-- begin GIVEN RECORDS --

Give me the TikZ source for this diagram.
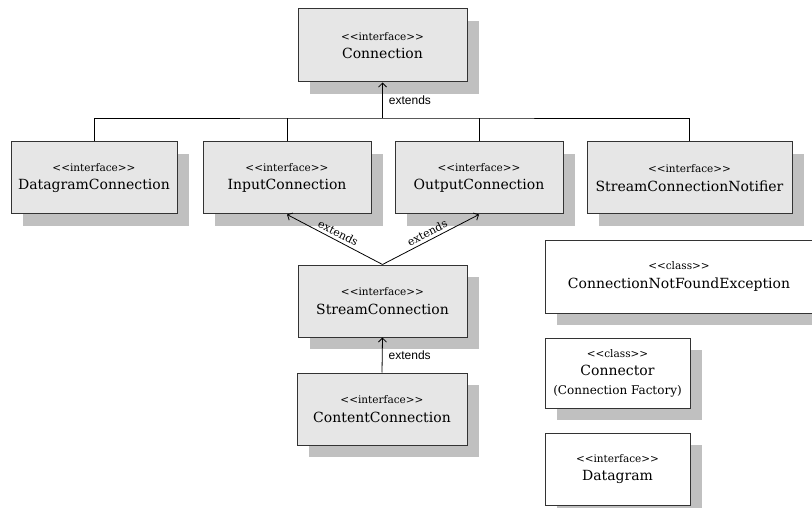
\documentclass[tikz,border=0pt]{standalone}
\usepackage{fontspec}
\setmainfont{DejaVu Serif}
\setsansfont{Liberation Sans}
\usetikzlibrary{shadows,arrows.meta}
\definecolor{boxfill}{HTML}{E6E6E6}
\definecolor{shadowgray}{HTML}{C0C0C0}
\definecolor{edgecol}{HTML}{333333}
\newcommand\stereo[1]{{\fontsize{10.5}{18}\selectfont <\kern0pt<#1>\kern0pt>}}
\begin{document}
\begin{tikzpicture}[x=1pt,y=-1pt,
  umlbox/.style={draw=edgecol, line width=1pt, fill=boxfill, align=center, inner sep=0pt,
    general shadow={fill=shadowgray, shadow xshift=12pt, shadow yshift=-12pt},
    font=\fontsize{14}{18.5}\selectfont},
  whitebox/.style={umlbox, fill=white},
  conn/.style={draw=black, line width=0.8pt},
  arr/.style={conn, -{Straight Barb[length=4pt,width=8pt]}},
  lbl/.style={font=\sffamily\fontsize{12}{14}\selectfont, inner sep=2pt},
  slbl/.style={font=\fontsize{11}{13}\selectfont, inner sep=3pt}
]
\path[use as bounding box, clip] (0,0) rectangle (812,508);
\fill[white] (0,0) rectangle (812,508);

\node[umlbox, minimum width=169pt, minimum height=73pt] (conn) at (382.5,45.5) {\stereo{interface}\\Connection};
\node[umlbox, minimum width=166pt, minimum height=72pt] (dg) at (94,178) {\stereo{interface}\\DatagramConnection};
\node[umlbox, minimum width=168pt, minimum height=72pt] (inp) at (287,178) {\stereo{interface}\\InputConnection};
\node[umlbox, minimum width=168pt, minimum height=72pt] (out) at (479,178) {\stereo{interface}\\OutputConnection};
\node[umlbox, minimum width=205pt, minimum height=72pt] (scn) at (689.5,178) {\stereo{interface}\\StreamConnectionNotifier};
\node[umlbox, minimum width=169pt, minimum height=72pt] (sc) at (382.5,301) {\stereo{interface}\\StreamConnection};
\node[umlbox, minimum width=170pt, minimum height=72pt] (cc) at (382,409) {\stereo{interface}\\ContentConnection};
\node[whitebox, minimum width=268pt, minimum height=73pt] (cnfe) at (679,276.5) {\stereo{class}\\ConnectionNotFoundException};
\node[whitebox, minimum width=145pt, minimum height=70pt] (ctr) at (617.5,373) {\stereo{class}\\Connector\\{\fontsize{12}{18.5}\selectfont (Connection Factory)}};
\node[whitebox, minimum width=145pt, minimum height=72pt] (dgm) at (617.5,469) {\stereo{interface}\\Datagram};

\coordinate (bus) at (382.5,118);
\draw[arr] (bus) -- node[lbl, right, xshift=4pt] {extends} (conn.south);
\draw[conn] (dg.north) |- (bus) -| (scn.north);
\draw[conn] (inp.north) -- (inp.north |- bus);
\draw[conn] (out.north) -- (out.north |- bus);
\draw[arr] (sc.north) -- node[slbl, sloped, above] {extends} (inp.south);
\draw[arr] (sc.north) -- node[slbl, sloped, above] {extends} (out.south);
\draw[arr] (cc.north) -- node[lbl, right, xshift=4pt] {extends} (sc.south);
\end{tikzpicture}
\end{document}
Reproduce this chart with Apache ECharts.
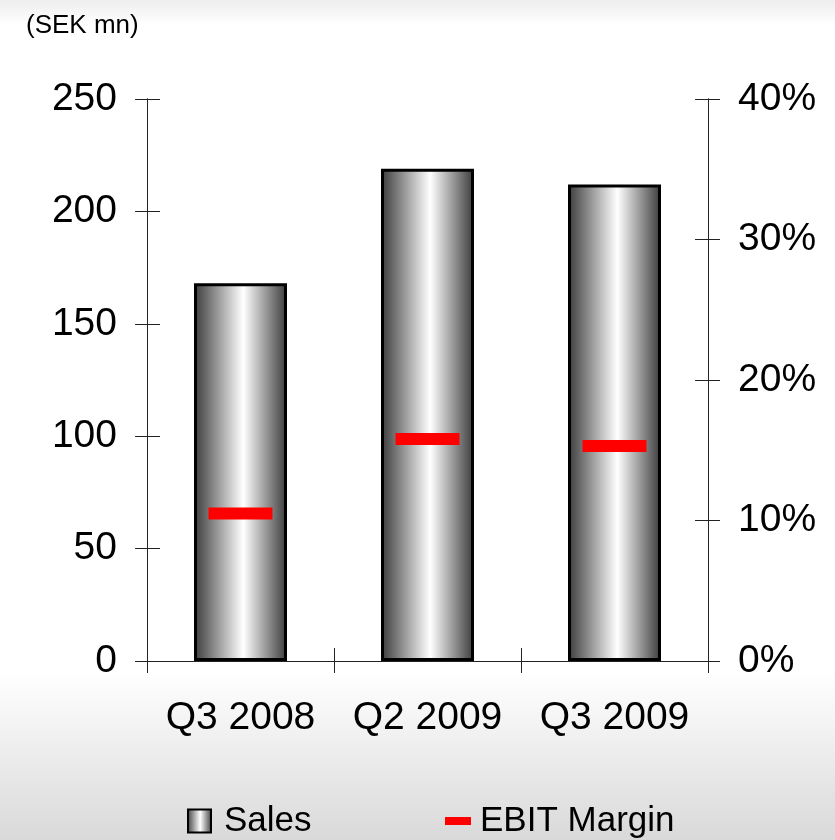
<!DOCTYPE html>
<html>
<head>
<meta charset="utf-8">
<script src="https://cdn.jsdelivr.net/npm/echarts@6/dist/echarts.min.js"></script>
<style>
  html, body { margin: 0; padding: 0; }
  #chart { width: 835px; height: 840px; }
</style>
</head>
<body>
<div id="chart"></div>
<script>
// Quarterly sales (SEK mn) and EBIT margin (%)
const categories = ['Q3 2008', 'Q2 2009', 'Q3 2009'];
const sales = [168, 219, 212];
const ebitMargin = [10.5, 15.8, 15.3];
const salesTicks = { min: 0, max: 250, interval: 50 };
const marginTicks = { min: 0, max: 40, interval: 10 };

const FONT = "'Liberation Sans', Arial, sans-serif";
const AXIS_COLOR = '#222';

const chart = echarts.init(document.getElementById('chart'), null, { renderer: 'canvas' });

const barFill = new echarts.graphic.LinearGradient(0, 0, 1, 0, [
  { offset: 0, color: '#3a3a3a' },
  { offset: 0.53, color: '#ffffff' },
  { offset: 1, color: '#3a3a3a' }
]);

// Value axis builder; a pair of axes (outside + inside ticks) gives crossing tick marks
function valueAxis(position, ticks, inside, showLabel, formatter) {
  return {
    type: 'value',
    position: position,
    min: ticks.min,
    max: ticks.max,
    interval: ticks.interval,
    splitLine: { show: false },
    axisLine: { show: true, lineStyle: { color: AXIS_COLOR, width: 1 } },
    axisTick: { show: true, inside: inside, length: inside ? 13 : 12, lineStyle: { color: AXIS_COLOR, width: 1 } },
    axisLabel: {
      show: showLabel,
      margin: 30,
      fontFamily: FONT,
      fontSize: 39,
      color: '#000',
      formatter: formatter
    }
  };
}

function categoryAxis(inside, showLabel) {
  return {
    type: 'category',
    data: categories,
    position: 'bottom',
    axisLine: { show: true, lineStyle: { color: AXIS_COLOR, width: 1 } },
    axisTick: { show: true, interval: 0, inside: inside, length: inside ? 13 : 12, lineStyle: { color: AXIS_COLOR, width: 1 } },
    axisLabel: {
      show: showLabel,
      interval: 0,
      hideOverlap: false,
      margin: 38,
      fontFamily: FONT,
      fontSize: 39,
      color: '#000'
    }
  };
}

const option = {
  animation: false,
  backgroundColor: new echarts.graphic.LinearGradient(0, 0, 0, 1, [
    { offset: 0, color: '#eeeeee' },
    { offset: 0.03, color: '#ffffff' },
    { offset: 0.8, color: '#ffffff' },
    { offset: 1, color: '#d9d9d9' }
  ]),
  title: {
    text: '(SEK mn)',
    left: 21,
    top: 8,
    textStyle: { fontFamily: FONT, fontSize: 26, fontWeight: 'normal', color: '#000' }
  },
  grid: { left: 147, right: 127, top: 99, bottom: 179 },
  legend: [
    {
      data: [{ name: 'Sales', icon: 'rect' }],
      left: 182,
      top: 796,
      itemWidth: 23,
      itemHeight: 23,
      textStyle: { fontFamily: FONT, fontSize: 35, color: '#000', lineHeight: 40, padding: [0, 0, 0, 8] }
    },
    {
      data: [{ name: 'EBIT Margin', icon: 'rect' }],
      left: 440,
      top: 796,
      itemWidth: 26,
      itemHeight: 8,
      itemStyle: { color: '#ff0000', opacity: 1 },
      textStyle: { fontFamily: FONT, fontSize: 35, color: '#000', lineHeight: 40, padding: [0, 0, 0, 4] }
    }
  ],
  xAxis: [categoryAxis(false, true), categoryAxis(true, false)],
  yAxis: [
    valueAxis('left', salesTicks, false, true, '{value}'),
    valueAxis('left', salesTicks, true, false, '{value}'),
    valueAxis('right', marginTicks, false, true, '{value}%'),
    valueAxis('right', marginTicks, true, false, '{value}%')
  ],
  series: [
    {
      name: 'Sales',
      type: 'bar',
      data: sales,
      xAxisIndex: 0,
      yAxisIndex: 0,
      barWidth: 93,
      itemStyle: { color: barFill, borderColor: '#000', borderWidth: 3 }
    },
    {
      name: 'EBIT Margin',
      type: 'scatter',
      data: ebitMargin,
      xAxisIndex: 0,
      yAxisIndex: 2,
      symbol: 'rect',
      symbolSize: [64, 12],
      itemStyle: { color: '#ff0000', opacity: 1 },
      z: 5
    }
  ]
};

chart.setOption(option);
</script>
</body>
</html>
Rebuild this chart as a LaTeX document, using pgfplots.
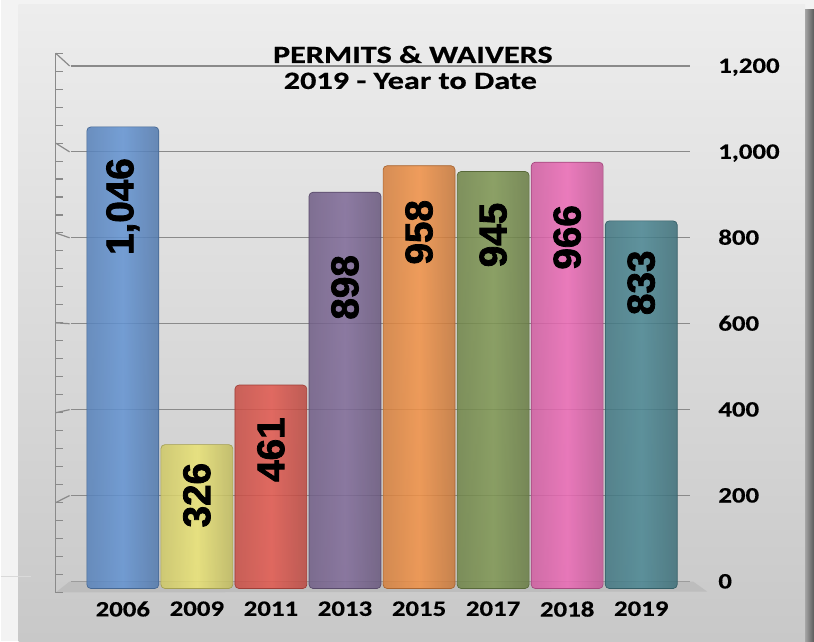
\documentclass[border=0pt]{standalone}
\usepackage{pgfplots}
\pgfplotsset{compat=1.18}
\usepackage{fontspec}
\setmainfont{Carlito}
\newfontfamily\titlefont{Carlito}[FakeStretch=1.3, FakeBold=0.6]
\newfontfamily\tickfont{Carlito}[FakeStretch=1.22, FakeBold=0.4]
\newfontfamily\barfont{Liberation Sans}[FakeBold=2]
\definecolor{c1}{HTML}{6393D2}
\definecolor{c2}{HTML}{EAE374}
\definecolor{c3}{HTML}{E2584E}
\definecolor{c4}{HTML}{7F6A98}
\definecolor{c5}{HTML}{F19146}
\definecolor{c6}{HTML}{7E9652}
\definecolor{c7}{HTML}{EC6AB6}
\definecolor{c8}{HTML}{4A8692}
\definecolor{outerbg}{HTML}{F3F3F3}
\definecolor{paneltop}{HTML}{EDEDED}
\definecolor{panelbot}{HTML}{C8C8C8}
\definecolor{gridc}{HTML}{8A8A8A}
\definecolor{floorc}{HTML}{BDBDBD}
\pgfplotsset{
  /pgf/number format/1000 sep={,},
  /pgf/number format/assume math mode=true,
  barsty/.style 2 args={ybar, bar width=54pt, bar shift=0pt,
    draw=#1!70!black, line width=0.5pt,
    left color=#1!88!black, right color=#1!82!black, middle color=#1,
    fill opacity=0.86, rounded corners=3pt,
    nodes near coords,
    every node near coord/.append style={yshift=-#2pt, rotate=90, anchor=east,
      text=black, text opacity=1, inner sep=0pt,
      font=\fontsize{29}{30}\selectfont\barfont\bfseries}},
}
\begin{document}
\begin{tikzpicture}
\begin{scope}[x=0.75pt,y=0.75pt]
\fill[outerbg] (0,0) rectangle (814,642);
\shade[top color=paneltop, bottom color=panelbot] (18,0) rectangle (805,637);
\shade[left color=black!35, right color=black!65] (805,0) rectangle (814,632);
\draw[gray!30, line width=1pt] (0,65) -- (30,65);
\path[use as bounding box] (0,0) rectangle (814,642);
\end{scope}
% back wall axis: gridlines and value labels
\begin{axis}[at={(52.5pt,45pt)}, anchor=south west, scale only axis,
  width=465pt, height=387pt,
  xmin=-0.705, xmax=7.66, ymin=0, ymax=1200,
  xtick=\empty, ytick={0,200,...,1200},
  ymajorgrids, grid style={draw=gridc, line width=0.9pt},
  axis line style={draw=none}, major tick length=0pt,
  yticklabel pos=right,
  yticklabel style={anchor=base west, inner sep=0pt, xshift=21pt, yshift=-5.2pt,
    font=\fontsize{16.5}{18}\selectfont\tickfont\bfseries},
  clip=false]
\addplot[draw=none] coordinates {(0,0)};
\end{axis}
% floor and side wall
\begin{scope}[x=0.75pt,y=0.75pt]
\fill[floorc] (55,49) -- (69,60) -- (693,60) -- (707,50) -- cycle;
\draw[gridc, line width=0.9pt] (55,49) -- (55,{49+0.4498*1200});
\foreach \v in {0,40,...,1200} \draw[gridc, line width=0.8pt] (55,{49+0.4498*\v}) -- ++(7,0);
\foreach \v in {200,400,...,1200} \draw[gridc, line width=0.9pt] (55,{49+0.4498*\v}) -- (69,{60+0.43*\v});
\end{scope}
% front axis: bars
\begin{axis}[at={(52.5pt,39.75pt)}, anchor=south west, scale only axis,
  width=465pt, height=397.5pt,
  xmin=-0.705, xmax=7.66, ymin=0, ymax=1200,
  ytick=\empty, xtick={0,...,7},
  xticklabels={2006,2009,2011,2013,2015,2017,2018,2019},
  xticklabel style={anchor=north, inner sep=0pt, yshift=-9.5pt,
    font=\fontsize{16.5}{18}\selectfont\tickfont\bfseries},
  axis line style={draw=none}, major tick length=0pt,
  clip=false]
\addplot[barsty={c1}{23.25}] coordinates {(0,1046)};
\addplot[barsty={c2}{13.5}] coordinates {(1,326)};
\addplot[barsty={c3}{24}] coordinates {(2,461)};
\addplot[barsty={c4}{47}] coordinates {(3,898)};
\addplot[barsty={c5}{25.5}] coordinates {(4,958)};
\addplot[barsty={c6}{23.25}] coordinates {(5,945)};
\addplot[barsty={c7}{32}] coordinates {(6,966)};
\addplot[barsty={c8}{22}] coordinates {(7,833)};
\end{axis}
% title
\begin{scope}[x=0.75pt,y=0.75pt]
\node[anchor=base, inner sep=0pt, font=\fontsize{18.6}{20}\selectfont\titlefont\bfseries] at (412.5,579) {PERMITS \& WAIVERS};
\node[anchor=base, inner sep=0pt, font=\fontsize{18.6}{20}\selectfont\titlefont\bfseries] at (410,553) {2019 - Year to Date};
\end{scope}
\end{tikzpicture}
\end{document}
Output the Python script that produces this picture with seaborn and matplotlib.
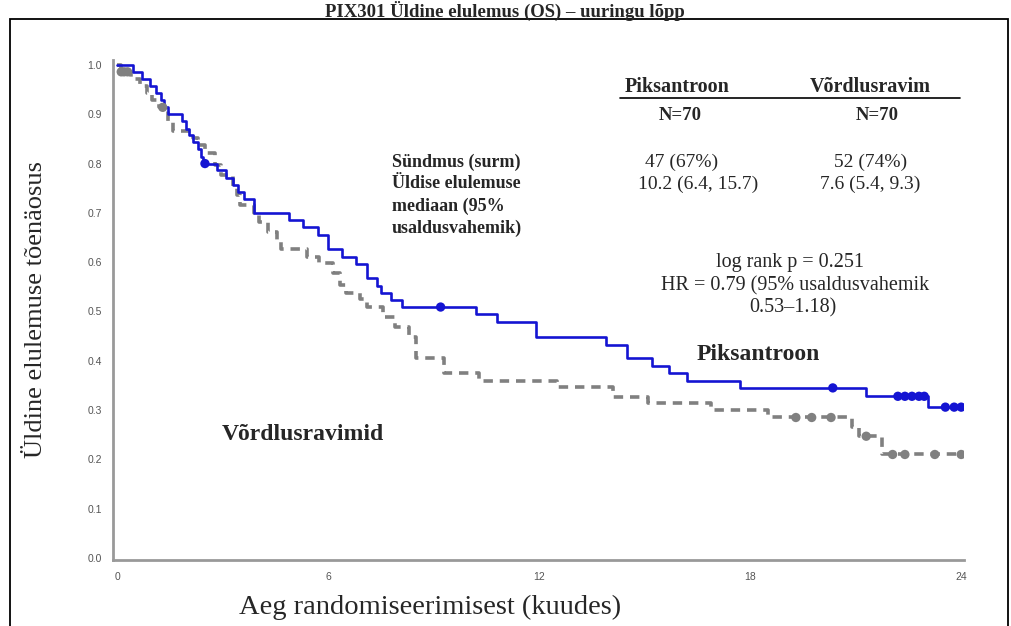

-- end GIVEN RECORDS --

**WORK TO BE COMPLETED**
Among the lines of the records above, count those holding the string "this", and report only the number.

**RESPONSE TO THE EXERCISE**
4